§ **Goal of the exercise**
Your copy of the material must match it exactly, except that pictures are dropped.

§ **Dataset excerpt**
* Start *
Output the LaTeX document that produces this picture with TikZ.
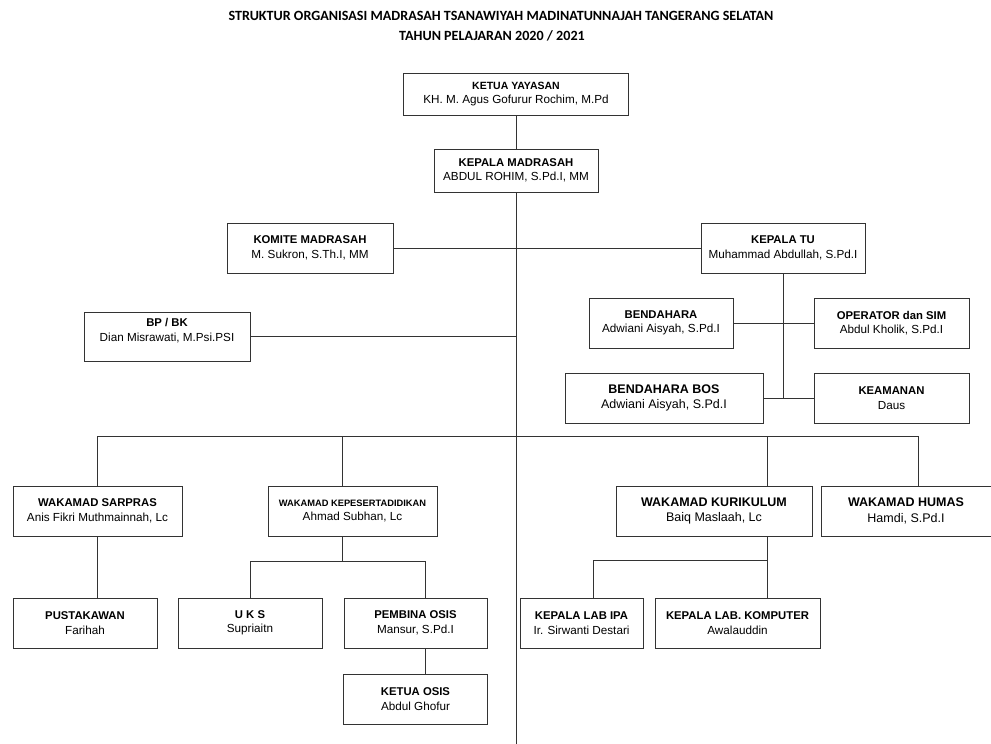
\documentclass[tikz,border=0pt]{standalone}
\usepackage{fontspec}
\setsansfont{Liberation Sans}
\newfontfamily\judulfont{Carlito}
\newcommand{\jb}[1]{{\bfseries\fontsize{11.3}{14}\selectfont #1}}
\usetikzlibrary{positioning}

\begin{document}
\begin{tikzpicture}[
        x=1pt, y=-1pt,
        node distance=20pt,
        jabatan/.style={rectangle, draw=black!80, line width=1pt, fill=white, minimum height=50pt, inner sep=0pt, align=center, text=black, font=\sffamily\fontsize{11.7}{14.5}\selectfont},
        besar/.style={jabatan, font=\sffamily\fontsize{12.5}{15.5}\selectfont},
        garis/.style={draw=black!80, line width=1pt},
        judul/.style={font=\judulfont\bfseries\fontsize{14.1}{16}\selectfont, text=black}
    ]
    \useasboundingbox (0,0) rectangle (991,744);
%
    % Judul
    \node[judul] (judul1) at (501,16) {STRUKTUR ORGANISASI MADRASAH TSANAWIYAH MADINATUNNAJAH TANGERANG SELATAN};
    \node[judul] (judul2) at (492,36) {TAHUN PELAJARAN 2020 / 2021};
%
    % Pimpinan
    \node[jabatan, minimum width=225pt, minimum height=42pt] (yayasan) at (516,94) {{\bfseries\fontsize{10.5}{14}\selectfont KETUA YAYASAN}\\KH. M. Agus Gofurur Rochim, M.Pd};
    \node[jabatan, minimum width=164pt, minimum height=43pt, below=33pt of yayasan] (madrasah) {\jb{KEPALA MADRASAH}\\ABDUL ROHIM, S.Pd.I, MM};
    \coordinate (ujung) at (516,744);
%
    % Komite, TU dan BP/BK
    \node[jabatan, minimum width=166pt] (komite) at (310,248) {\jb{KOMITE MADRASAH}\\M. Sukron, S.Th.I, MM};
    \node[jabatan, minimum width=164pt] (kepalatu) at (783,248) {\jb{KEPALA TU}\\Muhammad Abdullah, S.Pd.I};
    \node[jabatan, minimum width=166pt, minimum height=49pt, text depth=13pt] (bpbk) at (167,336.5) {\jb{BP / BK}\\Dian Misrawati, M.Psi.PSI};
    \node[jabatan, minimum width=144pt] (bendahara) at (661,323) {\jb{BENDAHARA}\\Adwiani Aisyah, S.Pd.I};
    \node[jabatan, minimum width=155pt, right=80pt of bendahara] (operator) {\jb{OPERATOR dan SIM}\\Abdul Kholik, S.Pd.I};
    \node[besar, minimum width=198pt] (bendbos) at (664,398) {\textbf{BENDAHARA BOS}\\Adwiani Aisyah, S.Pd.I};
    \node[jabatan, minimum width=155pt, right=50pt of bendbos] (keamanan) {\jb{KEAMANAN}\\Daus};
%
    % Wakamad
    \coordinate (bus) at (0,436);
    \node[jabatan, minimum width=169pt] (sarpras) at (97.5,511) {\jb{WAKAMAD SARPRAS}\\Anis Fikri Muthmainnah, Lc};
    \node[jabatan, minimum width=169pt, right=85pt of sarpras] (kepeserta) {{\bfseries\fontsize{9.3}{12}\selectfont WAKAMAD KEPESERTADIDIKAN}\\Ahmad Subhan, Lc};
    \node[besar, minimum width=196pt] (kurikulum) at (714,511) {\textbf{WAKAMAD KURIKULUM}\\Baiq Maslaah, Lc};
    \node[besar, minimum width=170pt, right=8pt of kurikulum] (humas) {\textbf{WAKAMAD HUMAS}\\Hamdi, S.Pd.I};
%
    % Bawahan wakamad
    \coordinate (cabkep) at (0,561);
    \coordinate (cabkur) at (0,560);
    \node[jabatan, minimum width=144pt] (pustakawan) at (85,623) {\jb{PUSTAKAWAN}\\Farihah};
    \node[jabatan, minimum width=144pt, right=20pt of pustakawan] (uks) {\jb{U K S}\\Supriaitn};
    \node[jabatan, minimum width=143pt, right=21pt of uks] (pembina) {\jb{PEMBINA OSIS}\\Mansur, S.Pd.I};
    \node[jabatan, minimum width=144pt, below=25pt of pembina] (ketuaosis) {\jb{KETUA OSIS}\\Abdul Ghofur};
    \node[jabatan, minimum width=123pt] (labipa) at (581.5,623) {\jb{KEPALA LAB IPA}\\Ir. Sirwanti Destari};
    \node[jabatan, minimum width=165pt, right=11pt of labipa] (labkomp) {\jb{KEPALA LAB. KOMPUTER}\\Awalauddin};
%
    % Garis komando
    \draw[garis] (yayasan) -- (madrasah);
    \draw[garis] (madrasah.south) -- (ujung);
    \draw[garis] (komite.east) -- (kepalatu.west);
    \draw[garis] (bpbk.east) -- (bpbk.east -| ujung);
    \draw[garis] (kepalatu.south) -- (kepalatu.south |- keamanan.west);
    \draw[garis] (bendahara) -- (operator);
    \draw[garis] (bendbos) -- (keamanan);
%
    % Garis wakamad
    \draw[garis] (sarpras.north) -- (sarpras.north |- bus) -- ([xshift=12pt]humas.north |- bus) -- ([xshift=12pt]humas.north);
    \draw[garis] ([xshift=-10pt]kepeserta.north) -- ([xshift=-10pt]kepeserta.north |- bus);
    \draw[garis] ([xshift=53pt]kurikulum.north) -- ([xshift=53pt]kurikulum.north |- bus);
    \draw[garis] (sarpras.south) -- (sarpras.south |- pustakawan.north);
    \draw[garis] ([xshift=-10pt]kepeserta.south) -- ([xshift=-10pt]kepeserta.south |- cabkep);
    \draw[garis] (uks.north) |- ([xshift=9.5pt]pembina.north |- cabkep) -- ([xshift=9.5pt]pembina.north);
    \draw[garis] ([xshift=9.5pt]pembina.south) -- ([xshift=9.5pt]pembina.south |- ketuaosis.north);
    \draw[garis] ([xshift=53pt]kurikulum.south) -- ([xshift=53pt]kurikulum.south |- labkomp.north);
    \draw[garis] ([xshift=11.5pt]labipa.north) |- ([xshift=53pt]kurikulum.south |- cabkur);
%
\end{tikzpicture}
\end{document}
* End *
§ **Full answer**
Output the LaTeX document that produces this picture with TikZ.
\documentclass[tikz,border=0pt]{standalone}
\usepackage{fontspec}
\setsansfont{Liberation Sans}
\newfontfamily\judulfont{Carlito}
\newcommand{\jb}[1]{{\bfseries\fontsize{11.3}{14}\selectfont #1}}
\usetikzlibrary{positioning}

\begin{document}
\begin{tikzpicture}[
        x=1pt, y=-1pt,
        node distance=20pt,
        jabatan/.style={rectangle, draw=black!80, line width=1pt, fill=white, minimum height=50pt, inner sep=0pt, align=center, text=black, font=\sffamily\fontsize{11.7}{14.5}\selectfont},
        besar/.style={jabatan, font=\sffamily\fontsize{12.5}{15.5}\selectfont},
        garis/.style={draw=black!80, line width=1pt},
        judul/.style={font=\judulfont\bfseries\fontsize{14.1}{16}\selectfont, text=black}
    ]
    \useasboundingbox (0,0) rectangle (991,744);
%
    % Judul
    \node[judul] (judul1) at (501,16) {STRUKTUR ORGANISASI MADRASAH TSANAWIYAH MADINATUNNAJAH TANGERANG SELATAN};
    \node[judul] (judul2) at (492,36) {TAHUN PELAJARAN 2020 / 2021};
%
    % Pimpinan
    \node[jabatan, minimum width=225pt, minimum height=42pt] (yayasan) at (516,94) {{\bfseries\fontsize{10.5}{14}\selectfont KETUA YAYASAN}\\KH. M. Agus Gofurur Rochim, M.Pd};
    \node[jabatan, minimum width=164pt, minimum height=43pt, below=33pt of yayasan] (madrasah) {\jb{KEPALA MADRASAH}\\ABDUL ROHIM, S.Pd.I, MM};
    \coordinate (ujung) at (516,744);
%
    % Komite, TU dan BP/BK
    \node[jabatan, minimum width=166pt] (komite) at (310,248) {\jb{KOMITE MADRASAH}\\M. Sukron, S.Th.I, MM};
    \node[jabatan, minimum width=164pt] (kepalatu) at (783,248) {\jb{KEPALA TU}\\Muhammad Abdullah, S.Pd.I};
    \node[jabatan, minimum width=166pt, minimum height=49pt, text depth=13pt] (bpbk) at (167,336.5) {\jb{BP / BK}\\Dian Misrawati, M.Psi.PSI};
    \node[jabatan, minimum width=144pt] (bendahara) at (661,323) {\jb{BENDAHARA}\\Adwiani Aisyah, S.Pd.I};
    \node[jabatan, minimum width=155pt, right=80pt of bendahara] (operator) {\jb{OPERATOR dan SIM}\\Abdul Kholik, S.Pd.I};
    \node[besar, minimum width=198pt] (bendbos) at (664,398) {\textbf{BENDAHARA BOS}\\Adwiani Aisyah, S.Pd.I};
    \node[jabatan, minimum width=155pt, right=50pt of bendbos] (keamanan) {\jb{KEAMANAN}\\Daus};
%
    % Wakamad
    \coordinate (bus) at (0,436);
    \node[jabatan, minimum width=169pt] (sarpras) at (97.5,511) {\jb{WAKAMAD SARPRAS}\\Anis Fikri Muthmainnah, Lc};
    \node[jabatan, minimum width=169pt, right=85pt of sarpras] (kepeserta) {{\bfseries\fontsize{9.3}{12}\selectfont WAKAMAD KEPESERTADIDIKAN}\\Ahmad Subhan, Lc};
    \node[besar, minimum width=196pt] (kurikulum) at (714,511) {\textbf{WAKAMAD KURIKULUM}\\Baiq Maslaah, Lc};
    \node[besar, minimum width=170pt, right=8pt of kurikulum] (humas) {\textbf{WAKAMAD HUMAS}\\Hamdi, S.Pd.I};
%
    % Bawahan wakamad
    \coordinate (cabkep) at (0,561);
    \coordinate (cabkur) at (0,560);
    \node[jabatan, minimum width=144pt] (pustakawan) at (85,623) {\jb{PUSTAKAWAN}\\Farihah};
    \node[jabatan, minimum width=144pt, right=20pt of pustakawan] (uks) {\jb{U K S}\\Supriaitn};
    \node[jabatan, minimum width=143pt, right=21pt of uks] (pembina) {\jb{PEMBINA OSIS}\\Mansur, S.Pd.I};
    \node[jabatan, minimum width=144pt, below=25pt of pembina] (ketuaosis) {\jb{KETUA OSIS}\\Abdul Ghofur};
    \node[jabatan, minimum width=123pt] (labipa) at (581.5,623) {\jb{KEPALA LAB IPA}\\Ir. Sirwanti Destari};
    \node[jabatan, minimum width=165pt, right=11pt of labipa] (labkomp) {\jb{KEPALA LAB. KOMPUTER}\\Awalauddin};
%
    % Garis komando
    \draw[garis] (yayasan) -- (madrasah);
    \draw[garis] (madrasah.south) -- (ujung);
    \draw[garis] (komite.east) -- (kepalatu.west);
    \draw[garis] (bpbk.east) -- (bpbk.east -| ujung);
    \draw[garis] (kepalatu.south) -- (kepalatu.south |- keamanan.west);
    \draw[garis] (bendahara) -- (operator);
    \draw[garis] (bendbos) -- (keamanan);
%
    % Garis wakamad
    \draw[garis] (sarpras.north) -- (sarpras.north |- bus) -- ([xshift=12pt]humas.north |- bus) -- ([xshift=12pt]humas.north);
    \draw[garis] ([xshift=-10pt]kepeserta.north) -- ([xshift=-10pt]kepeserta.north |- bus);
    \draw[garis] ([xshift=53pt]kurikulum.north) -- ([xshift=53pt]kurikulum.north |- bus);
    \draw[garis] (sarpras.south) -- (sarpras.south |- pustakawan.north);
    \draw[garis] ([xshift=-10pt]kepeserta.south) -- ([xshift=-10pt]kepeserta.south |- cabkep);
    \draw[garis] (uks.north) |- ([xshift=9.5pt]pembina.north |- cabkep) -- ([xshift=9.5pt]pembina.north);
    \draw[garis] ([xshift=9.5pt]pembina.south) -- ([xshift=9.5pt]pembina.south |- ketuaosis.north);
    \draw[garis] ([xshift=53pt]kurikulum.south) -- ([xshift=53pt]kurikulum.south |- labkomp.north);
    \draw[garis] ([xshift=11.5pt]labipa.north) |- ([xshift=53pt]kurikulum.south |- cabkur);
%
\end{tikzpicture}
\end{document}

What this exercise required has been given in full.